About

What is this project about?

My Swan project is about close-looking and mindfulness. It’s an experiment in how strong attention and concentrated awareness can actually create what we see outside ourselves, making things be and become.

In concrete and practical terms: I’ve been looking for a swan in Humboldt Park in Chicago since October 2012. I started looking for the swan knowing (or really, believing!!) I wouldn’t see a real swan out there. But that if I kept taking photographs and making other recordings, and I kept talking and thinking about the swan— than I figured that its obvious absence would, over time, become the same as being present in all the photographs. Oddly enough: After about five and a half years, the swan actually showed up in the park–though in the form of plastic swan-shaped paddle-boats, which was quite a surprise for me, and upsetting at first. My high-minded desire to undermine our naïve notions of representation seems to have conjured a flock of kitsch swans for rent!

What made you start this project?

I read Patti Smith’s memoir about her and Robert Mapplethorpe. In the first chapter, she wrote about seeing a very impressive white swan in Humboldt Park when she was a child. I know the park very well, as I’ve lived in a house right next to it since 2001. I was very sure there was no swan in that park! At least not now. Who knows about in the 1950s!

I’d done a previous project in the park, way before this, using antique cameras, taking the same photograph of the boathouse, at least twice a week, for a year. That was a study in time and contrast and changes in my vision in the same place but at different times and lighting and feeling. For me that was a way of creating vision outside myself. I was making a relationship between photography and painting, about which I feel there is a lot false dichotomy that I hear other artists talk about. I think both are about the maker’s vision at a given moment or series of moments- as long as we give up the idea that the camera is a recording device showing an external reality.

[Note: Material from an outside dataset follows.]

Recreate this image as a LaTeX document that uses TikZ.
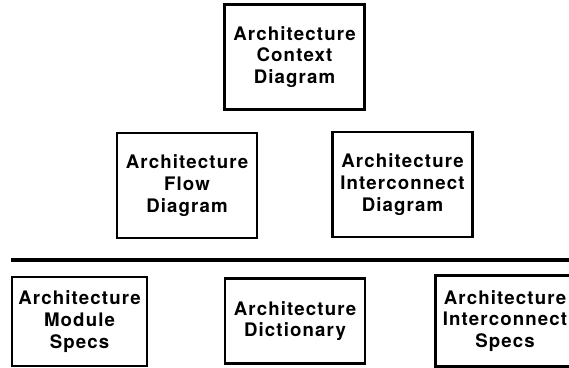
\documentclass[tikz,border=0pt]{standalone}
\usepackage{fontspec}
\setmainfont{TeX Gyre Heros}[LetterSpace=6]
\usetikzlibrary{positioning}

\begin{document}
\begin{tikzpicture}[x=0.75pt,y=0.75pt,yscale=-1,xscale=1,
    docbox/.style={draw,line width=1.8pt,inner sep=0pt,align=center,
        font=\fontsize{14}{16.2}\selectfont\bfseries,
        minimum width=105pt,minimum height=79pt}]
                    %set diagram size to 569 x 368
                    \useasboundingbox (0,0) rectangle (569,368);
                    
                    % Text Node
                    \node[docbox] (ctx) at (294.5,57) {Architecture\\Context\\Diagram};
                    % Text Node
                    \node[docbox] (flow) at (187,185.5) {Architecture\\Flow\\Diagram};
                    % Text Node
                    \node[docbox] (icd) at (402.5,184.5) {Architecture\\Interconnect\\Diagram};
                    
                    %Straight Lines
                    \draw[line width=2.8pt] (11,260) -- (569,260);
                    
                    % Text Node
                    \node[docbox,minimum width=101pt,minimum height=67pt] (mod) at (79.5,321.5) {Architecture\\Module\\Specs};
                    % Text Node
                    \node[docbox,minimum width=105pt,minimum height=64pt] (dict) at (295,321) {Architecture\\Dictionary};
                    % Text Node
                    \node[docbox,minimum width=104pt,minimum height=68pt] (ics) at (505,321) {Architecture\\Interconnect\\Specs};
                    
\end{tikzpicture}
\end{document}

I don’t believe in an external reality outside our minds so I don’t see photography and painting as different in any way: they both MAKE IMAGES WITH THE HELP OF A MAKER’S MIND. The swan project in also a further way of me trying to show this similarity between painting and photography.

With the swan project, I was interested in photographing the absence of there actually being a swan in the park because I had stopped photographing people while I was in graduate school. I stopped making images of people because I was concerned about issues of exploitation and objectification. So making images with the subject gone was a desire I had, at that time, as an ethical impulse.  I do think that cameras are somewhat violent on their subjects– they impose a belief in objective reality that I think is dangerous, as well. Which is why I often use low-tech equipment, and not-fully-functioning older gear. I feel the rush towards new technology is inherently violent too– and somewhat fascistic, especially the psychotic belief that new technology gives a more accurate rendition of the truth, whatever-the-fuck the truth is.  So I was interested in 2012 in using the camera in a way that might defeat it’s inherent violence;  photographing a swan that was invisible or long gone— or maybe fully imaginary!! –seemed like a way of turning photography against itself and defeating its violence.

Why are you using crappy cameras and older technology (like the tape cassette)?

People and animals are, to me, both creatures of equal agency and volition and I wanted to do something addressing technological violence towards living things.  Older equipment seemed to fit for that reason too, which is maybe a very Uni-bomber or Luddite reasoning for me to have, but I also found the older technology often fit better with what I wanted to do, in the sense that I could reference what was driving this work through the media and materials, like the Patti Smith tapes being used to make audio and video recordings in the park. It became also about how the mind uses association to create the world around itself and how all of seeing, the entire action of perception, is an act of sympathetic magick that involves relationships with living, thinking things, and with our embeddedness in the particular objects of our technology.